Additionally, data from the labor ministry revealed a 1.3% year-on-year decline in Japanese workers’ inflation-adjusted real wages in February, further contributing to the weakening sentiment surrounding the JPY. Although Japan’s current account showed an increase to 2.64 trillion Yen in February, it fell short of consensus estimates.
On the geopolitical front, reports suggesting progress in Gaza ceasefire talks have bolstered investor confidence and weakened demand for safe-haven assets like the JPY. Despite continued verbal interventions by Japanese government officials to defend the domestic currency, little impact has been observed on JPY bulls or the upward movement of the USD/JPY pair.
Meanwhile, the focus shifts to the upcoming release of US consumer inflation figures for March, followed by the Federal Open Market Committee (FOMC) meeting minutes.

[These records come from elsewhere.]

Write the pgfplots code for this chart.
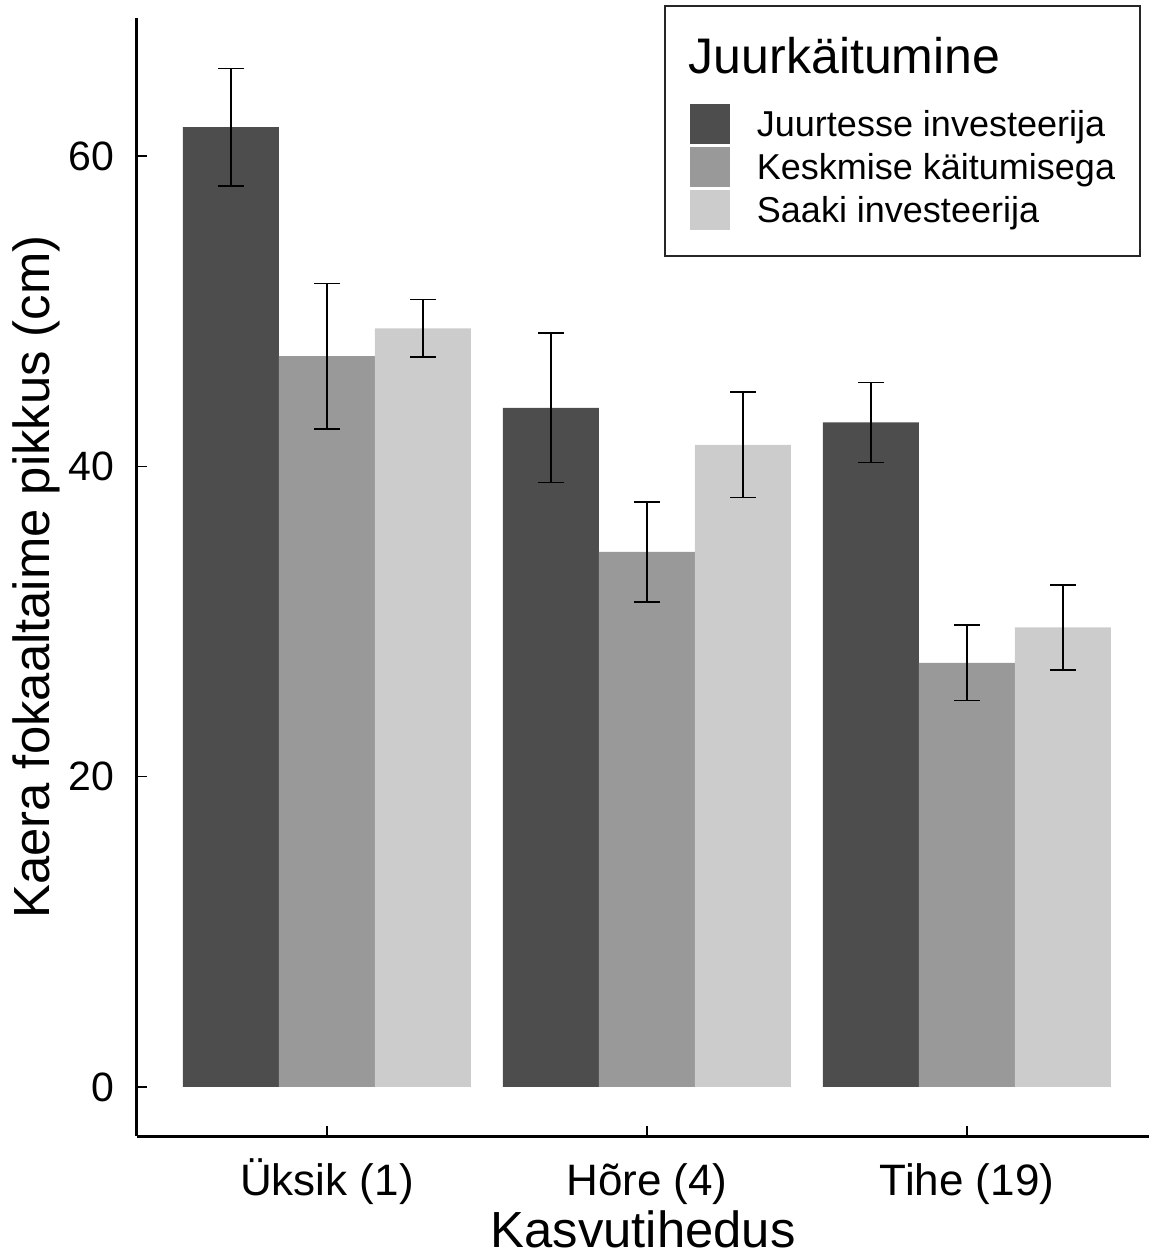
\documentclass[border=0pt]{standalone}
\usepackage{pgfplots}
\pgfplotsset{compat=1.18}
\usepackage{pgfplotstable}
\usepackage{fontspec}
\setmainfont{Liberation Sans}
\definecolor{dk}{HTML}{4D4D4D}
\definecolor{md}{HTML}{999999}
\definecolor{lt}{HTML}{CCCCCC}

\pgfplotstableread{
x y e
0.7 61.86 3.80
1.7 43.77 4.82
2.7 42.83 2.57
}\dark
\pgfplotstableread{
x y e
1.0 47.10 4.70
2.0 34.49 3.22
3.0 27.34 2.43
}\mid
\pgfplotstableread{
x y e
1.3 48.90 1.85
2.3 41.39 3.40
3.3 29.62 2.74
}\light

\begin{document}
\begin{tikzpicture}
\path[use as bounding box] (-68.5pt,-60.5pt) rectangle (506pt,568pt);
\begin{axis}[
 scale only axis, width=506pt, height=559pt,
 at={(0pt,0pt)}, anchor=south west,
 xmin=0.4063, xmax=3.5688, ymin=-3.16, ymax=68.9,
 axis x line*=bottom, axis y line*=left,
 axis line style={line width=1.5pt, -},
 xtick={1,2,3}, xticklabels={Üksik (1), Hõre (4), Tihe (19)},
 ytick={0,20,40,60},
 minor tick num=0,
 tick align=inside, major tick length=5pt,
 tick style={line width=0.75pt, black},
 /pgf/number format/assume math mode=true,
 yticklabel style={font=\fontsize{20.5}{24}\selectfont, xshift=-8pt},
 xticklabel style={font=\fontsize{22}{26}\selectfont, anchor=base, yshift=-29.5pt},
 xlabel={Kasvutihedus}, ylabel={Kaera fokaaltaime pikkus (cm)},
 label style={font=\fontsize{25.4}{30}\selectfont},
 xlabel style={at={(axis description cs:0.5,-0.1)}, anchor=base},
 ylabel style={at={(axis description cs:-0.086,0.5)}, anchor=base},
 legend cell align=left,
 legend style={at={(1,1)}, anchor=north east, xshift=-4pt, yshift=6.5pt,
   draw=black!85, line width=0.9pt, inner xsep=12.5pt, inner ysep=13pt,
   row sep=1.5pt, column sep=13.5pt, nodes={inner sep=0pt, text depth=},
   font=\fontsize{18}{21}\selectfont},
 clip=false,
]
\addlegendimage{empty legend}
\addlegendentry{\makebox[0pt][l]{\hspace{-34.5pt}\fontsize{25}{30}\selectfont\rule[-13.5pt]{0pt}{34.5pt}Juurkäitumine}}

\addplot[ybar, bar width=0.3, bar shift=0pt, fill=dk, draw=none,
  legend image code/.code={\fill[dk] (0pt,-10pt) rectangle (20pt,10pt);},
  error bars/.cd, y dir=both, y explicit, error mark=-,
  error bar style={line width=0.75pt, draw=black},
  error mark options={rotate=90, line width=0.75pt, mark size=6.4pt, draw=black}]
  table[x=x, y=y, y error=e] {\dark};
\addlegendentry{\raisebox{0pt}[16.5pt][3.5pt]{Juurtesse investeerija}}

\addplot[ybar, bar width=0.3, bar shift=0pt, fill=md, draw=none,
  legend image code/.code={\fill[md] (0pt,-10pt) rectangle (20pt,10pt);},
  error bars/.cd, y dir=both, y explicit, error mark=-,
  error bar style={line width=0.75pt, draw=black},
  error mark options={rotate=90, line width=0.75pt, mark size=6.4pt, draw=black}]
  table[x=x, y=y, y error=e] {\mid};
\addlegendentry{\raisebox{0pt}[16.5pt][3.5pt]{Keskmise käitumisega}}

\addplot[ybar, bar width=0.3, bar shift=0pt, fill=lt, draw=none,
  legend image code/.code={\fill[lt] (0pt,-10pt) rectangle (20pt,10pt);},
  error bars/.cd, y dir=both, y explicit, error mark=-,
  error bar style={line width=0.75pt, draw=black},
  error mark options={rotate=90, line width=0.75pt, mark size=6.4pt, draw=black}]
  table[x=x, y=y, y error=e] {\light};
\addlegendentry{\raisebox{0pt}[16.5pt][3.5pt]{Saaki investeerija}}
\end{axis}
\end{tikzpicture}
\end{document}
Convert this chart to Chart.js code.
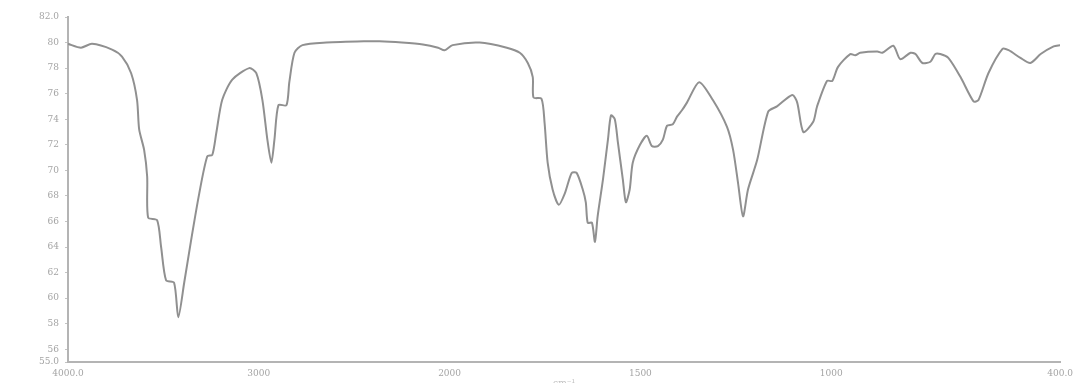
<!DOCTYPE html>
<html>
<head>
<meta charset="utf-8">
<title>IR spectrum</title>
<script src="https://cdn.jsdelivr.net/npm/chart.js@4.4.1/dist/chart.umd.min.js"></script>
<style>
  html, body { margin: 0; padding: 0; background: #fff; }
  #wrap { width: 1079px; height: 383px; }
</style>
</head>
<body>
<div id="wrap"><canvas id="irChart" width="1079" height="383"></canvas></div>
<script>
// wavenumbers (cm-1) and transmittance (%T)
const wavenumbers = [
  4000, 3932, 3874, 3769, 3717, 3669, 3638, 3627, 3601, 3585, 3580, 3533, 3512, 3486, 3444, 3422,
  3391, 3354, 3312, 3270, 3244, 3223, 3192, 3139, 3050, 3013, 2981, 2955, 2934, 2918, 2897, 2855,
  2840, 2813, 2771, 2646, 2450, 2367, 2250, 2140, 2060, 2026, 1992, 1921, 1850, 1816, 1795, 1782,
  1780, 1759, 1751, 1743, 1730, 1714, 1698, 1680, 1667, 1651, 1643, 1638, 1627, 1619, 1612, 1598,
  1585, 1577, 1567, 1559, 1546, 1538, 1528, 1520, 1501, 1483, 1470, 1454, 1441, 1430, 1415, 1404,
  1391, 1378, 1346, 1310, 1273, 1257, 1244, 1231, 1218, 1194, 1165, 1142, 1102, 1089, 1073, 1047,
  1037, 1011, 997, 982, 950, 937, 924, 879, 866, 837, 819, 792, 779, 761, 740, 727,
  714, 693, 661, 627, 614, 588, 551, 535, 504, 478, 451, 417, 400
];
const transmittance = [
  79.9, 79.6, 79.9, 79.45, 78.9, 77.6, 75.5, 73.2, 71.6, 69.5, 66.3, 66.1, 64.0, 61.4, 61.2, 58.5,
  61.2, 64.6, 68.2, 71.1, 71.2, 72.9, 75.5, 77.1, 78.0, 77.6, 75.5, 72.4, 70.6, 72.4, 75.1, 75.1,
  76.9, 79.2, 79.8, 80.0, 80.1, 80.1, 80.0, 79.85, 79.6, 79.4, 79.8, 80.0, 79.6, 79.2, 78.4, 77.3,
  75.7, 75.6, 73.7, 70.6, 68.5, 67.3, 68.2, 69.8, 69.8, 68.5, 67.5, 65.9, 65.9, 64.4, 66.4, 69.3,
  72.4, 74.3, 74.0, 72.2, 69.3, 67.5, 68.5, 70.6, 72.0, 72.7, 71.9, 71.9, 72.4, 73.5, 73.6, 74.2,
  74.7, 75.3, 76.9, 75.5, 73.4, 71.6, 69.0, 66.4, 68.5, 70.8, 74.6, 75.0, 75.9, 75.3, 73.0, 73.8,
  75.0, 77.0, 77.0, 78.1, 79.1, 79.0, 79.2, 79.3, 79.2, 79.75, 78.7, 79.2, 79.1, 78.4, 78.5, 79.1,
  79.1, 78.8, 77.3, 75.4, 75.5, 77.6, 79.5, 79.4, 78.8, 78.4, 79.1, 79.7, 79.8
];
const xTicks = [4000, 3000, 2000, 1500, 1000, 400];
const yTicks = [55, 56, 58, 60, 62, 64, 66, 68, 70, 72, 74, 76, 78, 80, 82];

// FTIR-style axis: scale doubles below 2000 cm-1
class IrScale extends Chart.LinearScale {
  dist(v) {
    return v >= 2000 ? (4000 - v) : 2000 + (2000 - v) * 2;
  }
  getPixelForValue(v) {
    const total = this.dist(400);
    return this.left + this.dist(v) / total * this.width;
  }
  getValueForPixel(p) {
    const d = (p - this.left) / this.width * this.dist(400);
    return d <= 2000 ? 4000 - d : 2000 - (d - 2000) / 2;
  }
}
IrScale.id = 'irscale';
IrScale.defaults = Chart.LinearScale.defaults;
Chart.register(IrScale);

const points = wavenumbers.map((w, i) => ({ x: w, y: transmittance[i] }));
const grey = '#a4a4a4';
const tickFont = { family: '"DejaVu Serif", "Liberation Serif", serif', size: 9 };

new Chart(document.getElementById('irChart'), {
  type: 'line',
  data: {
    datasets: [{
      data: points,
      borderColor: '#909090',
      borderWidth: 2,
      pointRadius: 0,
      tension: 0.25,
      fill: false
    }]
  },
  options: {
    responsive: false,
    animation: false,
    layout: { padding: { top: 17, right: 17, left: 0, bottom: 0 } },
    plugins: { legend: { display: false }, tooltip: { enabled: false } },
    scales: {
      x: {
        type: 'irscale',
        min: 400,
        max: 4000,
        afterBuildTicks: (s) => { s.ticks = xTicks.map(v => ({ value: v })); },
        afterFit: (s) => { s.height = 21; },
        ticks: {
          color: grey,
          font: tickFont,
          padding: 6,
          maxRotation: 0,
          autoSkip: false,
          callback: (v) => (v === 4000 || v === 400) ? v.toFixed(1) : String(v)
        },
        grid: { display: false, drawTicks: false },
        border: { color: '#b4b4b4', width: 2 },
        title: {
          display: true,
          text: 'cm\u207B\u00B9',
          color: '#c0c0c0',
          font: { family: '"DejaVu Serif", serif', size: 9 },
          padding: { top: 0, bottom: -6 }
        }
      },
      y: {
        min: 55,
        max: 82,
        afterBuildTicks: (s) => { s.ticks = yTicks.map(v => ({ value: v })); },
        afterFit: (s) => { s.width = 68; },
        ticks: {
          color: grey,
          font: tickFont,
          padding: 6,
          autoSkip: false,
          callback: (v) => (v === 55 || v === 82) ? v.toFixed(1) : String(v)
        },
        grid: { display: true, drawOnChartArea: false, tickLength: 3, color: '#c4c4c4' },
        border: { color: '#b4b4b4', width: 2 }
      }
    }
  }
});
</script>
</body>
</html>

Investors seek clarity on potential Fed rate cuts in 2024 before positioning for the next directional move in both the USD and the USD/JPY pair.
From a technical standpoint, bulls await sustained strength above the 152.00 mark to regain control. Conversely, the 151.30 horizontal zone acts as immediate support, followed by the 151.00 mark. A breach below these levels could lead to further downside towards the 150.30 region, with a decisive break below 150.00 favoring bearish traders. Subsequent support levels lie at 149.35-149.30, eventually targeting the 149.00 mark.